Pumpkin spice’s most recognizable delivery system, the pumpkin spice latte (PSL), celebrates its crystal anniversary in 2018—for fifteen years the PSL has been making its autumn appearance. One of the strangest things about this flavor, though, is its actual taste. It’s made from a mix of spices that tend to occur in pumpkin pie: cinnamon, cloves, nutmeg. That is, no actual pumpkin. You could just as easily call this flavor “apple spice,” after the seasonings that go into apple pie.



Yeah, kinda tastes like nothing.


Pumpkin spice is also a flavor profile with a bad name, at least in certain circles. It’s widely associated with the stereotype of the banal, clueless white girl, who lacks the imagination to desire any flavor other than the most popular and easily digestible. It is a flavor cliché. This is why the popularity of Sriracha sauce will ultimately work against it—nobody wants to be like everyone else. This effect might even be accelerated in Sriracha’s case, because the sauce is sold year-round. It doesn’t benefit from the forced scarcity of a seasonal appearance. The problem with pumpkin spice has become Sriracha’s problem.
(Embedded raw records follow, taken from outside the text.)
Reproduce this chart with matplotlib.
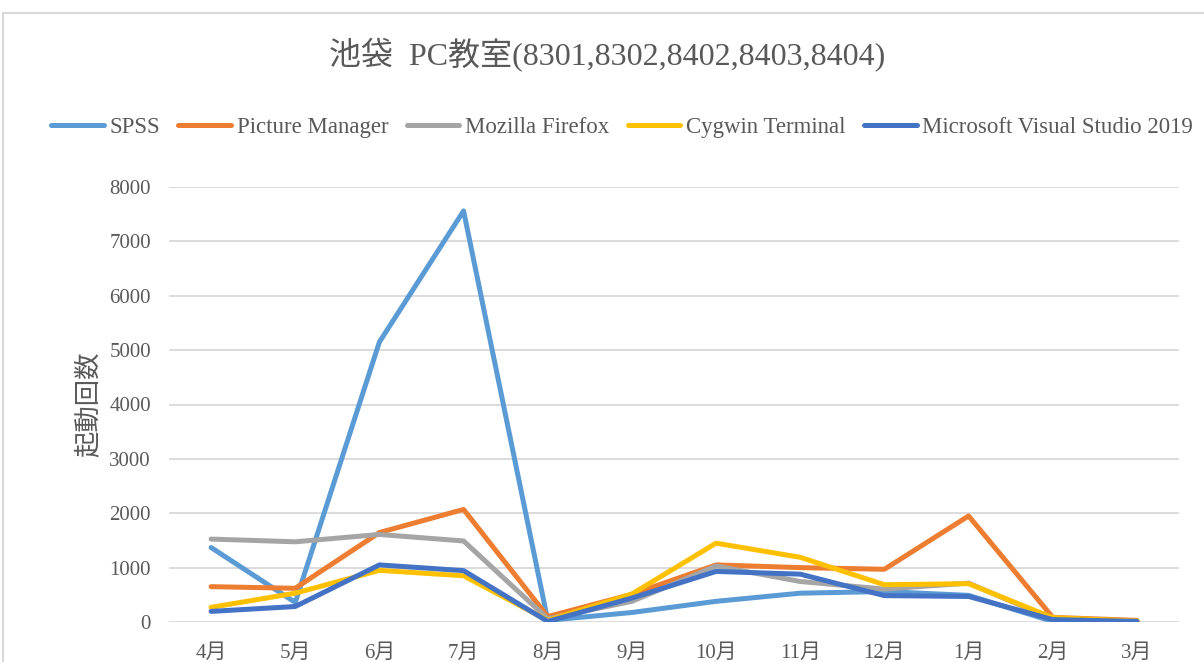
import matplotlib.pyplot as plt
from matplotlib.patches import Rectangle

plt.rcParams['font.family'] = ['Liberation Serif', 'Noto Sans CJK JP', 'DejaVu Sans']

months = ["4月", "5月", "6月", "7月", "8月", "9月", "10月", "11月", "12月", "1月", "2月", "3月"]

spss = [1370, 360, 5150, 7560, 30, 175, 380, 530, 560, 490, 10, 5]
picture_manager = [650, 620, 1645, 2070, 100, 510, 1050, 1000, 970, 1950, 85, 30]
firefox = [1525, 1475, 1610, 1490, 60, 380, 1030, 745, 605, 715, 50, 10]
cygwin = [270, 530, 950, 850, 30, 515, 1450, 1190, 685, 705, 80, 15]
vs2019 = [195, 285, 1050, 945, 10, 440, 930, 880, 485, 470, 45, 10]

series = [
    ("SPSS", spss, "#5B9BD5"),
    ("Picture Manager", picture_manager, "#ED7D31"),
    ("Mozilla Firefox", firefox, "#A5A5A5"),
    ("Cygwin Terminal", cygwin, "#FFC000"),
    ("Microsoft Visual Studio 2019", vs2019, "#4472C4"),
]

text_color = "#595959"

fig = plt.figure(figsize=(12.04, 6.62), dpi=100)
ax = fig.add_axes([169 / 1204, 1 - 622 / 662, (1179 - 169) / 1204, (622 - 187) / 662])

x = list(range(len(months)))
for name, vals, col in series:
    ax.plot(x, vals, color=col, lw=3.6, label=name, solid_capstyle="round", solid_joinstyle="round")

ax.set_xlim(-0.5, len(months) - 0.5)
ax.set_ylim(0, 8000)
ax.set_yticks(range(0, 8001, 1000))
ax.set_xticks(x)
ax.set_xticklabels(months)
ax.grid(axis="y", color="#d9d9d9", lw=1.3)
ax.set_axisbelow(True)
for s in ax.spines.values():
    s.set_visible(False)
ax.tick_params(length=0, labelsize=15, labelcolor=text_color)
ax.tick_params(axis="y", pad=13)
ax.tick_params(axis="x", pad=16)
ax.set_ylabel("起動回数", fontsize=19, color=text_color, labelpad=6)

fig.text(607 / 1204, 1 - 55 / 662, "池袋  PC教室(8301,8302,8402,8403,8404)",
         ha="center", va="center", fontsize=23, color=text_color)

fig.legend(loc="center", bbox_to_anchor=(622 / 1204, 1 - 127 / 662), ncol=5, frameon=False,
           fontsize=16.5, handlelength=2.3, handletextpad=0.25, columnspacing=0.8,
           labelcolor=text_color)

fig.add_artist(Rectangle((3 / 1204, -0.1), 1.2, 1.1 - 13 / 662, transform=fig.transFigure,
                         fill=False, ec="#d9d9d9", lw=1.5))

fig.savefig("out.png", dpi=100)
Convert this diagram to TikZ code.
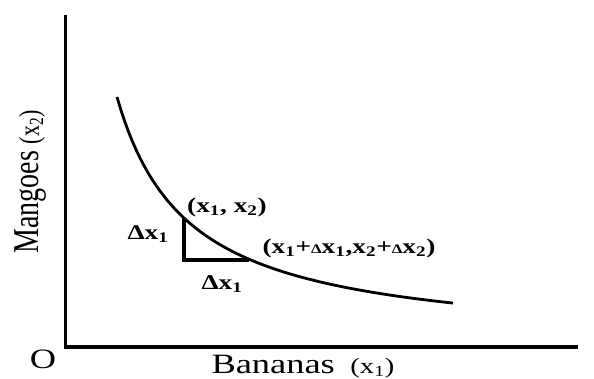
\documentclass[tikz,border=0pt]{standalone}
\usepackage{fontspec}
\setmainfont{Liberation Serif}
\usetikzlibrary{positioning}
\tikzset{
  axisline/.style={line width=3.6pt, line cap=butt, line join=miter},
  curveline/.style={line width=2.8pt},
  triline/.style={line width=3.4pt, line join=miter},
  axislabel/.style={font=\fontsize{28}{30}\selectfont, inner sep=0pt, xscale=1.3},
  ptlabel/.style={font=\bfseries\fontsize{21}{23}\selectfont, inner sep=0pt, xscale=1.3}
}
\newcommand{\smalldelta}{{\fontsize{13}{14}\selectfont Δ}}
\begin{document}
\begin{tikzpicture}[x=1pt,y=-1pt]
  \useasboundingbox (0,0) rectangle (594,379);
  % axes
  \coordinate (origin) at (65.5,347);
  \coordinate (ytop) at (65.5,15);
  \coordinate (xend) at (578,347);
  \draw[axisline] (ytop) -- (origin) -- (xend);
  % indifference curve
  \coordinate (p1) at (184,218);
  \coordinate (p2) at (249,260);
  \draw[curveline] plot[domain=117:453, samples=90]
    (\x, {346.8 - 178.09/((\x-45.7)/100)});
  \draw[triline] (p1) |- (p2);
  % labels
  \node[axislabel] (olbl) at (43,359) {O};
  \node[axislabel] (xlbl) at (303,367) {Bananas\hspace{12pt}{\fontsize{22}{24}\selectfont(x\textsubscript{1})}};
  \node[axislabel, rotate=90] (ylbl) at (31,182) {Mangoes {\fontsize{22}{24}\selectfont(x\textsubscript{2})}};
  \node[ptlabel] (p1lbl) at (227,207) {(x\textsubscript{1}, x\textsubscript{2})};
  \node[ptlabel] (p2lbl) at (349,248) {(x\textsubscript{1}+\smalldelta x\textsubscript{1},x\textsubscript{2}+\smalldelta x\textsubscript{2})};
  \node[ptlabel] (dylbl) at (148,234) {Δx\textsubscript{1}};
  \node[ptlabel] (dxlbl) at (222,284) {Δx\textsubscript{1}};
\end{tikzpicture}
\end{document}
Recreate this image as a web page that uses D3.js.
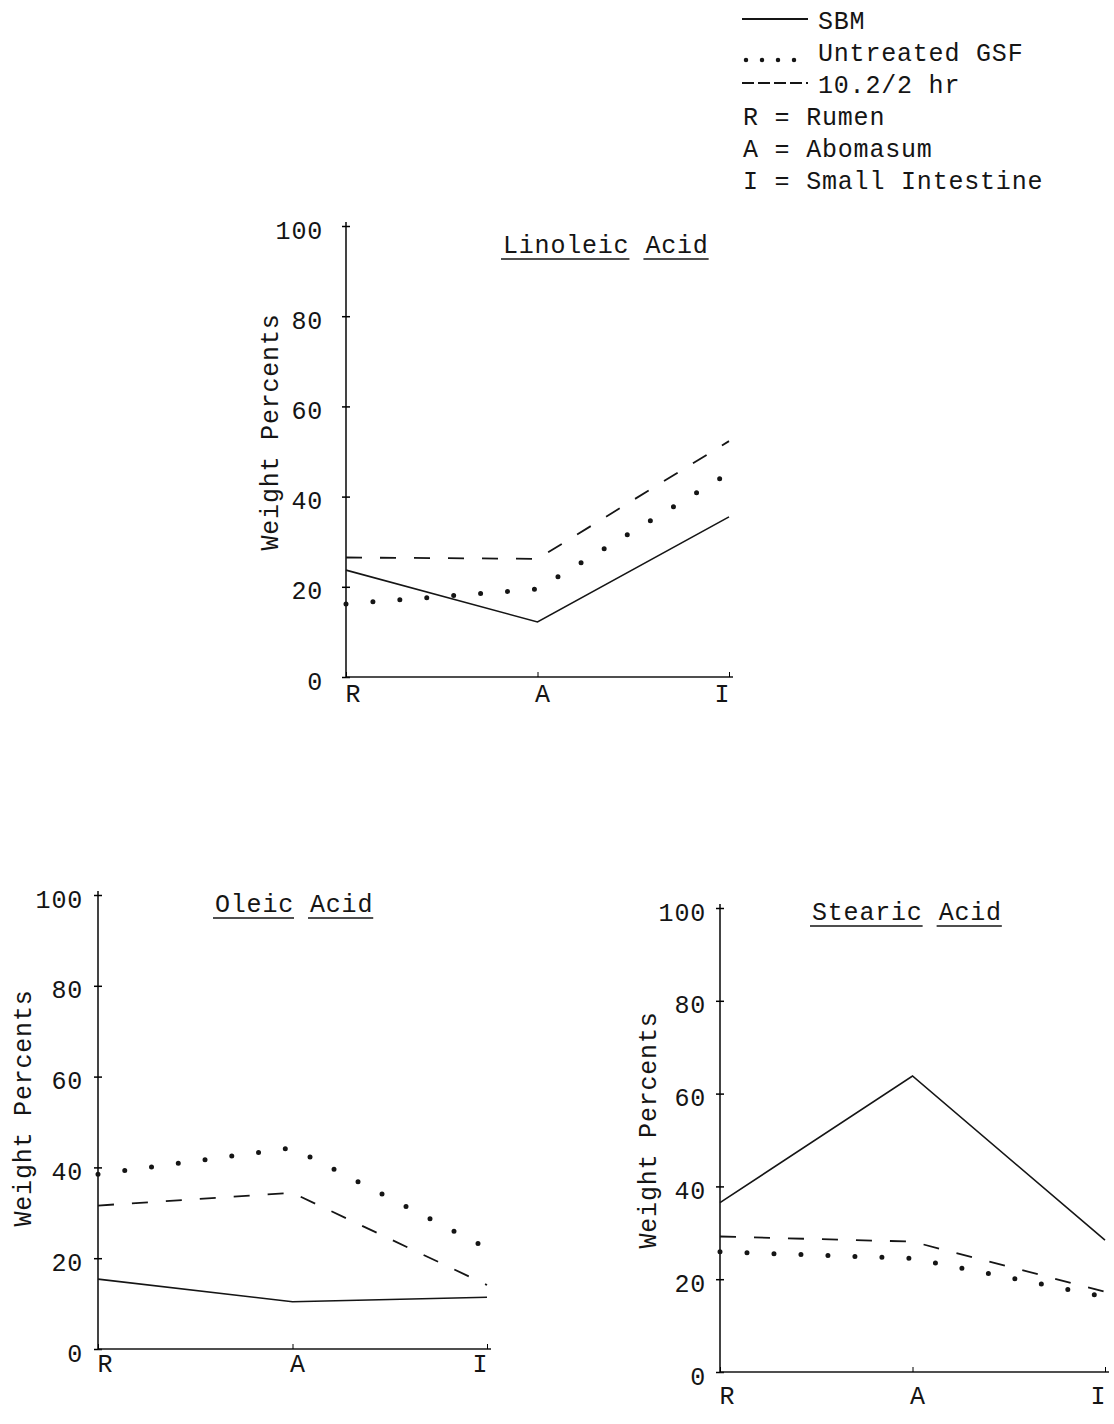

It’s been pretty easy for Sriracha to spread to different foods and products, further increasing its fame (and its saturation of the national taste). The sauce’s creator did not patent the name Sriracha, but only the design of the bottle. This oversight makes it easier for multiple companies to create their own versions of the sauce, without having to change its name. Businesses like Frito-Lay and Subway (and Chick-fil-A!) use the name on their menus freely. And other companies’ Sriracha t-shirts, keychains, and so on make it possible to partake in Sriracha without even eating it.


Like pumpkin spice, Sriracha has even acquired its own stereotypical consumer. Sriracha has been called “hipster ketchup.” In contrast to the PSL-buyer’s conformity, the stereotypical hipster fetishizes uniqueness. Though it’s hard to argue that Sriracha can offer this, I’ll hardly quit buying it. Sriracha really does go well on chicken nuggets.